Investigation of the Correlation between Geometrical Relationship and the Anomeric effect on Conformational Reactivities and Analyze the 1, 4-elimination

Ab initio molecular orbital hybrid density functional theory (B3LYP/6-311++G**) based methods and natural bond orbital (NBO) interpretation were used to investigate the 1, 4-eliminations and the correlations between the global hardness, global electronegativity, anomeric effect, thermodynamic parameters of 3-chloro-8-methyl-8-azabicyclo[3.2.1]octane (1), 3-chloro-8-methyl-8-phosphabicyclo- [3.2.1]octane (2) and 3-chloro-8-methyl-8-arsabicyclo [3.2.1]octane (3). The calculated global electronegativity (χ) differences between the axial- and equatorial-stereoisomers (Δ [χ (eq) - χ (ax)]) decreased from compound 1 to compound 3. This fact justifies that with the increase of the Lewis acid from the equatorial-stereoisomers of compound 1 to compound 3, the energy difference between the axial- and equatorial-stereoisomers decreases. NBO results showed that the anomeric effect benefits the equatorial stereoisomers. The reactions shown in this work are illustrative of the power of the anomeric effect and the geometrical relationship of the participating bonds.

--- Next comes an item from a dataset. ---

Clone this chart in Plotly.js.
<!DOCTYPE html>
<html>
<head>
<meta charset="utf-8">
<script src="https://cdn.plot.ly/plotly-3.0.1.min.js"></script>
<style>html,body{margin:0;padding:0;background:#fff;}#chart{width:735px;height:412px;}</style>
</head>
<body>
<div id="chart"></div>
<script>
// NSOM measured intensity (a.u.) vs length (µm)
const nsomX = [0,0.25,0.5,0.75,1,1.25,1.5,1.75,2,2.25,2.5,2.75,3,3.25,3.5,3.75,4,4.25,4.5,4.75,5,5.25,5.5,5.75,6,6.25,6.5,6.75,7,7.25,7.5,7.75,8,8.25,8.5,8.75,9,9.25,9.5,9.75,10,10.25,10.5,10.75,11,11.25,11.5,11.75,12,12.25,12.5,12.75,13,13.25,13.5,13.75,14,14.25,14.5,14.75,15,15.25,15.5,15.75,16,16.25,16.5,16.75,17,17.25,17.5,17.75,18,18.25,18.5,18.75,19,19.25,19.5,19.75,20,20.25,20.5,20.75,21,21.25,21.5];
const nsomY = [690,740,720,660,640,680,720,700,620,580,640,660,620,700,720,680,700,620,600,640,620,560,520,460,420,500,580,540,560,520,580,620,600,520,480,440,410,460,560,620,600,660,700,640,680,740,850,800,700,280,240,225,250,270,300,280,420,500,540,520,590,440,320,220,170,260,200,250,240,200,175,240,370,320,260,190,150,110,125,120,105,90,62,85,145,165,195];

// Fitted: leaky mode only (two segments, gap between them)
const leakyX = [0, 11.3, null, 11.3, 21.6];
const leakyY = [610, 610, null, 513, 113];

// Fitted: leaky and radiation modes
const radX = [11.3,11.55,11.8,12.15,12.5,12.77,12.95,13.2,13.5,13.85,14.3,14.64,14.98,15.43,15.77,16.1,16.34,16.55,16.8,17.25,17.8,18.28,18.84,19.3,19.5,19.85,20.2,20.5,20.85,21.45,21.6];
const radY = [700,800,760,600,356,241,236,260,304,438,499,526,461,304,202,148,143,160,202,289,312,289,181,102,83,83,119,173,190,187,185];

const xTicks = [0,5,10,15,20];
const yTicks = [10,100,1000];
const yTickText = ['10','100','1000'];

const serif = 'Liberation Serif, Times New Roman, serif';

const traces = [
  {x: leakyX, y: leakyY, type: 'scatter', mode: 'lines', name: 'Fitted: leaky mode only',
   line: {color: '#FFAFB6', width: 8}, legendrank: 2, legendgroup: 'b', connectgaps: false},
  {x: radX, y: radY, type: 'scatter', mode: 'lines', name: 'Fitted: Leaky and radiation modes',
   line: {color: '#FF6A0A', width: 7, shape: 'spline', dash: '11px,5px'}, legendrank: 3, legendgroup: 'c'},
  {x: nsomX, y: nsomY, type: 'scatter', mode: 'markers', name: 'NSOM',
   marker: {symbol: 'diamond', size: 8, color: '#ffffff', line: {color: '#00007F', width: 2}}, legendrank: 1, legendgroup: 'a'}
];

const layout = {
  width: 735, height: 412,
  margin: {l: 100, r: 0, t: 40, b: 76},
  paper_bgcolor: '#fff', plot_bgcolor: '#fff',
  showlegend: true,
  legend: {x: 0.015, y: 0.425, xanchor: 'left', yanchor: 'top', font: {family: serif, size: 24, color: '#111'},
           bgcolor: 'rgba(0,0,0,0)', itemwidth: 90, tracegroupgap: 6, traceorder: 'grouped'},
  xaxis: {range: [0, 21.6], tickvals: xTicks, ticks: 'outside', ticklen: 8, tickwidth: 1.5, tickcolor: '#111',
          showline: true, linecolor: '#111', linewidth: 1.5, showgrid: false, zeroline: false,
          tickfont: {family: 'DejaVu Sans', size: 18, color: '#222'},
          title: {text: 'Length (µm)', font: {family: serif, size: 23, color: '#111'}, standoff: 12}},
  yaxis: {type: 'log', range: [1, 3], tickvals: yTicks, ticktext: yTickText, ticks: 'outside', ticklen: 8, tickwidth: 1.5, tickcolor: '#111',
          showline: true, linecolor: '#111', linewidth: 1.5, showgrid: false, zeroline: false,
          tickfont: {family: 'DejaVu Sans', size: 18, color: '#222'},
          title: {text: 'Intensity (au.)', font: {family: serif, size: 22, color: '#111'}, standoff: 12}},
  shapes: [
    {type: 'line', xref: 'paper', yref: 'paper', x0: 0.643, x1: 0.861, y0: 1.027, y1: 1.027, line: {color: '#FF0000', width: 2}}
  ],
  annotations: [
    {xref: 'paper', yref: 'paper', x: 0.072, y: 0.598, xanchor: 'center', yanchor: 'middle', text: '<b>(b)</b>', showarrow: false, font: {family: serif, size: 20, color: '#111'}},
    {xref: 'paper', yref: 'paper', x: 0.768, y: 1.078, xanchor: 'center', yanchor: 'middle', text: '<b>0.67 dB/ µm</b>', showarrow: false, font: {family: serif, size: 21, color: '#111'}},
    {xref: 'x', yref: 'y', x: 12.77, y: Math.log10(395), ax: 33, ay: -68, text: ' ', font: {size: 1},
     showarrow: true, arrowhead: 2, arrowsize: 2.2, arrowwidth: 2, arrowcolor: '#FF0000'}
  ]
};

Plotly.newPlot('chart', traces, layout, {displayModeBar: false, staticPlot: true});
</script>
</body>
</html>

If the rC-Cl bond is axial, the 1, 4-elimination is avoided altogether. Whereas, if the rC-Cl bond is equatorial, the 1, 4-elimination is performed. These eliminations are rendered possible by the antiperiplanar relationship of the breaking central rC-C bond with the electron pair orbital on the heteroatom and the rC-X bond, X being a leaving group such as a halogen.